A Comparative Study of Inception V3 and InceptionResNetV2 for Bathroom Item Classification with and without ImageNet Pretraining
DOI:
https://doi.org/10.61173/3c99b006Keywords:
Inception V3, InceptionResNetV2, ImageN-et pretraining, bathroom item datasetAbstract
Accurate classification of bathroom items presents notable challenges due to the objects’ small sizes, high visual similarity, and frequent background clutter. The investigation focuses on the influence of convolutional neural network architecture and pretraining strategy on the performance of image classification models in such fine-grained scenarios. Two widely used architectures, InceptionV3 and InceptionResNetV2, were selected for evaluation under two training regimes: training from scratch and transfer learning via ImageNet pretraining. A curated dataset containing ten categories of common bathroom items was used for training and testing. Model performance was quantitatively assessed using overall accuracy, macro-averaged precision, recall, and F1-score, alongside qualitative analysis through confusion matrices. Experimental results demonstrate that ImageNet pretraining can significantly enhance model performance across all metrics. InceptionResNetV2 with ImageNet weights achieved the highest accuracy of 96.19%, while models trained from random initialization showed unstable convergence and poor generalization, often collapsing into predicting a dominant class.
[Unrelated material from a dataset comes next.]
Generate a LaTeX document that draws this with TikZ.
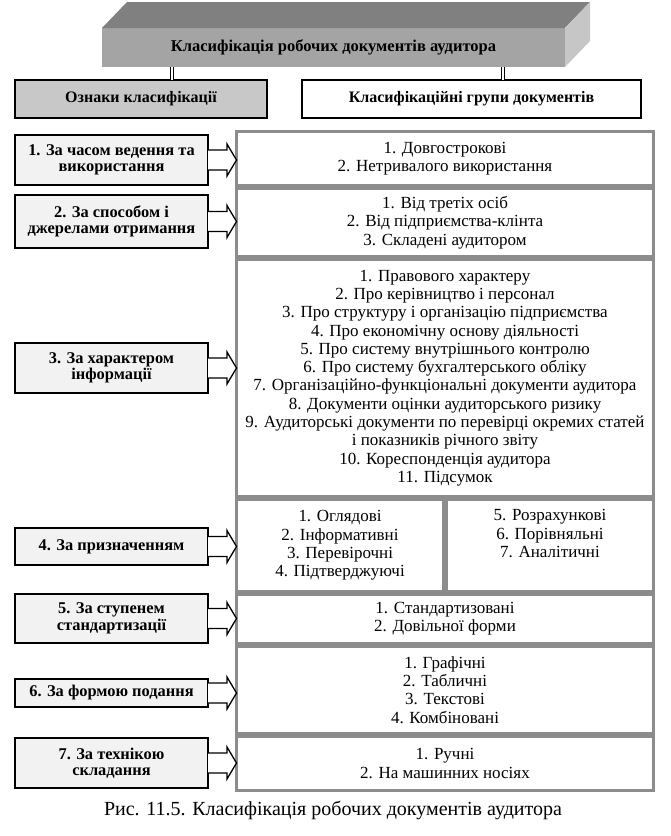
\documentclass[tikz,border=0pt]{standalone}
\usepackage{fontspec}
\setmainfont{Liberation Serif}
\usetikzlibrary{calc}
\definecolor{framegray}{HTML}{8C8C8C}
\definecolor{boxfill}{HTML}{F2F2F2}
\definecolor{headfill}{HTML}{C8C8C8}
\definecolor{frontgray}{HTML}{A4A4A4}
\definecolor{topgray}{HTML}{808080}
\definecolor{sidegray}{HTML}{C6C6C6}
\begin{document}
\begin{tikzpicture}[x=1pt,y=-1pt,
  rowbox/.style={draw=framegray, line width=3pt, fill=white, inner sep=0pt, outer sep=0pt,
    align=center, font=\fontsize{17}{18.3}\selectfont},
  leftbox/.style={draw=black, line width=2pt, fill=boxfill, inner sep=0pt, outer sep=0pt,
    align=center, minimum width=193pt, font=\bfseries\fontsize{16.4}{16.5}\selectfont},
  headbox/.style={draw=black, line width=2.5pt, inner sep=0pt, outer sep=0pt,
    minimum height=38pt, font=\bfseries\fontsize{16}{18}\selectfont},
  titlebox/.style={fill=frontgray, inner sep=0pt, outer sep=0pt, minimum width=463pt,
    minimum height=39pt, font=\bfseries\fontsize{16.5}{18}\selectfont},
  dbl/.style={draw=black, double=white, double distance=2pt, line width=1.1pt},
  arrowshape/.style={draw=black, fill=white, line width=1.3pt, line join=miter},
  caption/.style={font=\fontsize{20}{22}\selectfont, inner sep=0pt}
]
\useasboundingbox (0,0) rectangle (670,836);

% title 3D box
\node[titlebox] (title) at (333.5,47.5) {Класифікація робочих документів аудитора};
\fill[topgray] (title.north west) -- ++(25,-26) -- ($(title.north east)+(25,-26)$) -- (title.north east) -- cycle;
\fill[sidegray] (title.north east) -- ++(25,-26) -- ++(0,39) -- (title.south east) -- cycle;

% header boxes
\node[headbox, fill=headfill, minimum width=252pt] (hl) at (141,99) {Ознаки класифікації};
\node[headbox, fill=white, minimum width=339pt] (hr) at (471.5,99) {Класифікаційні групи документів};

\path (title.south west) ++(70,0) coordinate (c1);
\path (title.south west) ++(401,0) coordinate (c2);
\draw[dbl] (c1) -- (c1 |- hl.north);
\draw[dbl] (c2) -- (c2 |- hr.north);

% right rows
\node[rowbox, minimum width=417pt, minimum height=54pt] (r1) at (445,158.5)
  {1. Довгострокові\\2. Нетривалого використання};
\node[rowbox, minimum width=417pt, minimum height=68pt] (r2) at (445,222.5)
  {1. Від третіх осіб\\2. Від підприємства-клінта\\3. Складені аудитором};
\node[rowbox, minimum width=417pt, minimum height=237pt] (r3) at (445,378)
  {1. Правового характеру\\2. Про керівництво і персонал\\3. Про структуру і організацію підприємства\\4. Про економічну основу діяльності\\5. Про систему внутрішнього контролю\\6. Про систему бухгалтерського обліку\\7. Організаційно-функціональні документи аудитора\\8. Документи оцінки аудиторського ризику\\9. Аудиторські документи по перевірці окремих статей\\і показників річного звіту\\10. Кореспонденція аудитора\\11. Підсумок};
\node[rowbox, minimum width=207pt, minimum height=92pt] (r4) at (340,545.5)
  {1. Оглядові\\2. Інформативні\\3. Перевірочні\\4. Підтверджуючі};
\node[rowbox, minimum width=207pt, minimum height=92pt] (r4b) at (550,545.5)
  {5. Розрахункові\\6. Порівняльні\\7. Аналітичні\\\strut};
\node[rowbox, minimum width=417pt, minimum height=49pt] (r5) at (445,619)
  {1. Стандартизовані\\2. Довільної форми};
\node[rowbox, minimum width=417pt, minimum height=87pt] (r6) at (445,690)
  {1. Графічні\\2. Табличні\\3. Текстові\\4. Комбіновані};
\node[rowbox, minimum width=417pt, minimum height=54pt] (r7) at (445,763.5)
  {1. Ручні\\2. На машинних носіях};

% left boxes
\node[leftbox, minimum height=50pt] (b1) at (111.5,160) {1. За часом ведення та\\використання};
\node[leftbox, minimum height=53pt] (b2) at (111.5,221.5) {2. За способом і\\джерелами отримання};
\node[leftbox, minimum height=50pt] (b3) at (111.5,368) {3. За характером\\інформації};
\node[leftbox, minimum height=37pt] (b4) at (111.5,546.5) {4. За призначенням};
\node[leftbox, minimum height=49pt] (b5) at (111.5,618.5) {5. За ступенем\\стандартизації};
\node[leftbox, minimum height=28pt] (b6) at (111.5,693) {6. За формою подання};
\node[leftbox, minimum height=50pt] (b7) at (111.5,763) {7. За технікою\\складання};

% arrows
\foreach \i in {1,...,7}{
  \draw[arrowshape] ($(b\i.east)+(0,-10)$) -- ++(19,0) -- ++(0,-6)
    -- (b\i.east -| r\i.west) -- ($(b\i.east)+(19,16)$) -- ++(0,-6) -- ($(b\i.east)+(0,10)$);
}

% caption
\node[caption] (cap) at (333,810) {Рис. 11.5. Класифікація робочих документів аудитора};
\end{tikzpicture}
\end{document}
The superior performance of pretrained models is attributed to the reuse of domain-invariant features learned from large-scale datasets, which serve as effective initializations for downstream tasks with limited labeled data. These findings confirm the effectiveness of transfer learning in small-sample visual classification and highlight the additional benefit of residual connections in deeper architectures when fine-tuning on domain-specific tasks.